What is being asked. Transcribe, exactly as they appear, the line that contains "Write a Python", the line that contains "monopole = [0.0]", and every line in between, and nothing else.

Data in this exercise.
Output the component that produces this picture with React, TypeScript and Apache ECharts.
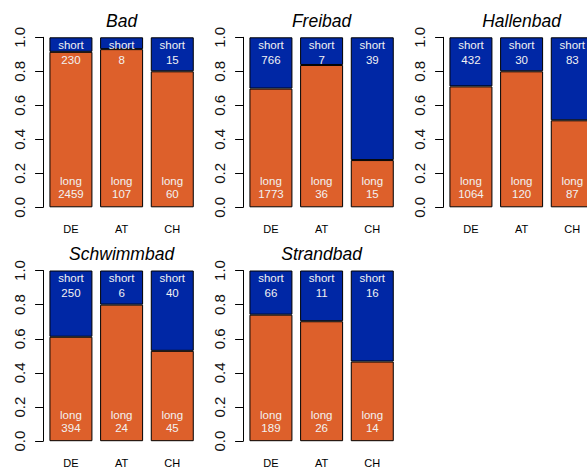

---

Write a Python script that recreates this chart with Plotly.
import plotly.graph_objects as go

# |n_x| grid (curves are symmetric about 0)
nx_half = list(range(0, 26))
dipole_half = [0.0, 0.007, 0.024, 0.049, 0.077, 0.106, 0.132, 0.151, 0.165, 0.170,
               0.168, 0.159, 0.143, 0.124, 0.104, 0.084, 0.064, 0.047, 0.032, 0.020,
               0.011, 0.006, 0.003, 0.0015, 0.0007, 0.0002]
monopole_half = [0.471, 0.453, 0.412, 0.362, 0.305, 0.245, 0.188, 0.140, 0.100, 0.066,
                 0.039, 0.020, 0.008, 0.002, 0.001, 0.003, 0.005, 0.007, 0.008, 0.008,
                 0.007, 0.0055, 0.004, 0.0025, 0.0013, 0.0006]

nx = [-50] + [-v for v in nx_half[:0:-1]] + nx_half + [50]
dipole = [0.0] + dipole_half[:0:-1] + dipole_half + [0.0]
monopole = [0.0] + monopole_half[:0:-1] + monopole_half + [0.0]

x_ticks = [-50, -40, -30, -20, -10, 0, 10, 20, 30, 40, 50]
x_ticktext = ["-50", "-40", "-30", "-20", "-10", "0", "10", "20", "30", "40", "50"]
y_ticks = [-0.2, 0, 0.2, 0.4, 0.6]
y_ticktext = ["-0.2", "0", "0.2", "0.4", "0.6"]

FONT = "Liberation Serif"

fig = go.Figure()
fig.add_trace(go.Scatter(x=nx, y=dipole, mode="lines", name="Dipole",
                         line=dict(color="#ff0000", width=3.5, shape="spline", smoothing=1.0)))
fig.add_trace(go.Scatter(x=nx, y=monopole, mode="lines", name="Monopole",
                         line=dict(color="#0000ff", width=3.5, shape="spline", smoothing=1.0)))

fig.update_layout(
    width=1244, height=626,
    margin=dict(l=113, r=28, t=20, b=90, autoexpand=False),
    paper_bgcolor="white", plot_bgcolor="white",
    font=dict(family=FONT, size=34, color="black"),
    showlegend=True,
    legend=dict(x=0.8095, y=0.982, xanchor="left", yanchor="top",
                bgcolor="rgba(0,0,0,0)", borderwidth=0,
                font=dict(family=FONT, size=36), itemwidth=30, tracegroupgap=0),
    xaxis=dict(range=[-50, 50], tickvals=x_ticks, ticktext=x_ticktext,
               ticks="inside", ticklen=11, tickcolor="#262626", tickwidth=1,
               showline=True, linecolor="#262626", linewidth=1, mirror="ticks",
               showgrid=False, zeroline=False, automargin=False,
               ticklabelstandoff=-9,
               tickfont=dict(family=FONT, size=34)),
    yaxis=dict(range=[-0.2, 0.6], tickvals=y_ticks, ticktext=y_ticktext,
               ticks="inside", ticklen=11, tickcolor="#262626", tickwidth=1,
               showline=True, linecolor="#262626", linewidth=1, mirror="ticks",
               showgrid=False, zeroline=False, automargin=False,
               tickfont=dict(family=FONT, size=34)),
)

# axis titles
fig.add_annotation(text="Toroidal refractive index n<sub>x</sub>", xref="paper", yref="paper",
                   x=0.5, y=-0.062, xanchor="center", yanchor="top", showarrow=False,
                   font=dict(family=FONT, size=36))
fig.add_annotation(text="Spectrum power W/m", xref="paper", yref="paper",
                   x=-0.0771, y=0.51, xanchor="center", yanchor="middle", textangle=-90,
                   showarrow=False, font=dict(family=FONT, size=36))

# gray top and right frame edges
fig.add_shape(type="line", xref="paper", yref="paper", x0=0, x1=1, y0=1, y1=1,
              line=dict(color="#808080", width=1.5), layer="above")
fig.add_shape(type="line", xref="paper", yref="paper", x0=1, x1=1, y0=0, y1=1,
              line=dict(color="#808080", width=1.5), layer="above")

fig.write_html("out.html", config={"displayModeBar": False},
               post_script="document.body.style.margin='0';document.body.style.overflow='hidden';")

--

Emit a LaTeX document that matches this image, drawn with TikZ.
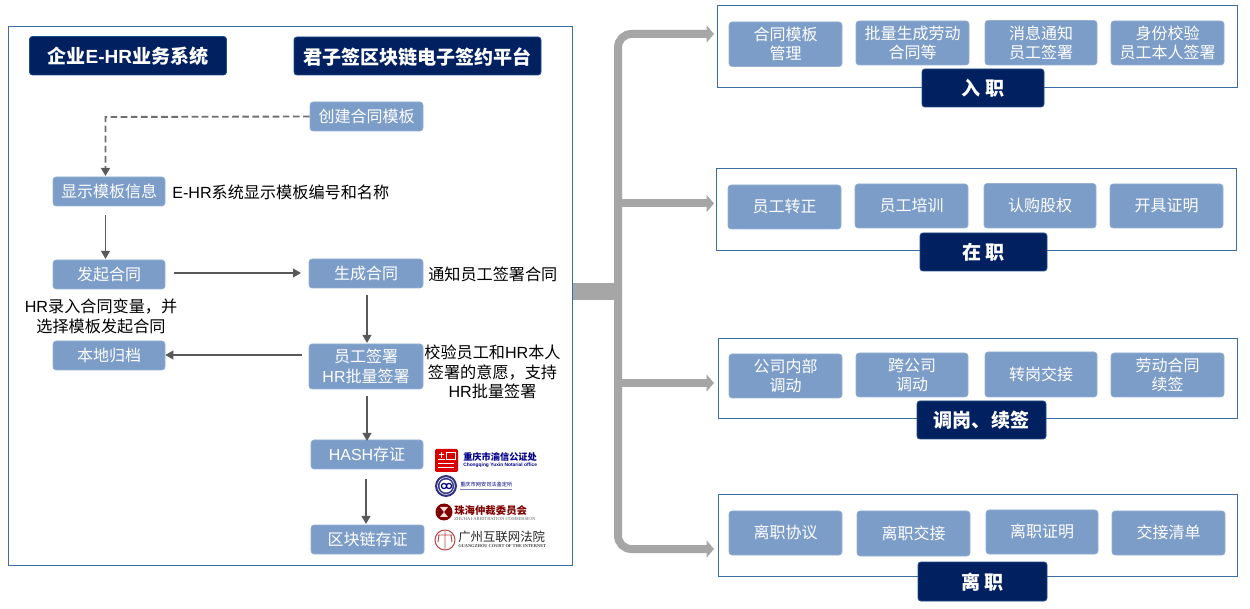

Response to the task.
Write a Python script that recreates this chart with Plotly.
import plotly.graph_objects as go

# |n_x| grid (curves are symmetric about 0)
nx_half = list(range(0, 26))
dipole_half = [0.0, 0.007, 0.024, 0.049, 0.077, 0.106, 0.132, 0.151, 0.165, 0.170,
               0.168, 0.159, 0.143, 0.124, 0.104, 0.084, 0.064, 0.047, 0.032, 0.020,
               0.011, 0.006, 0.003, 0.0015, 0.0007, 0.0002]
monopole_half = [0.471, 0.453, 0.412, 0.362, 0.305, 0.245, 0.188, 0.140, 0.100, 0.066,
                 0.039, 0.020, 0.008, 0.002, 0.001, 0.003, 0.005, 0.007, 0.008, 0.008,
                 0.007, 0.0055, 0.004, 0.0025, 0.0013, 0.0006]

nx = [-50] + [-v for v in nx_half[:0:-1]] + nx_half + [50]
dipole = [0.0] + dipole_half[:0:-1] + dipole_half + [0.0]
monopole = [0.0] + monopole_half[:0:-1] + monopole_half + [0.0]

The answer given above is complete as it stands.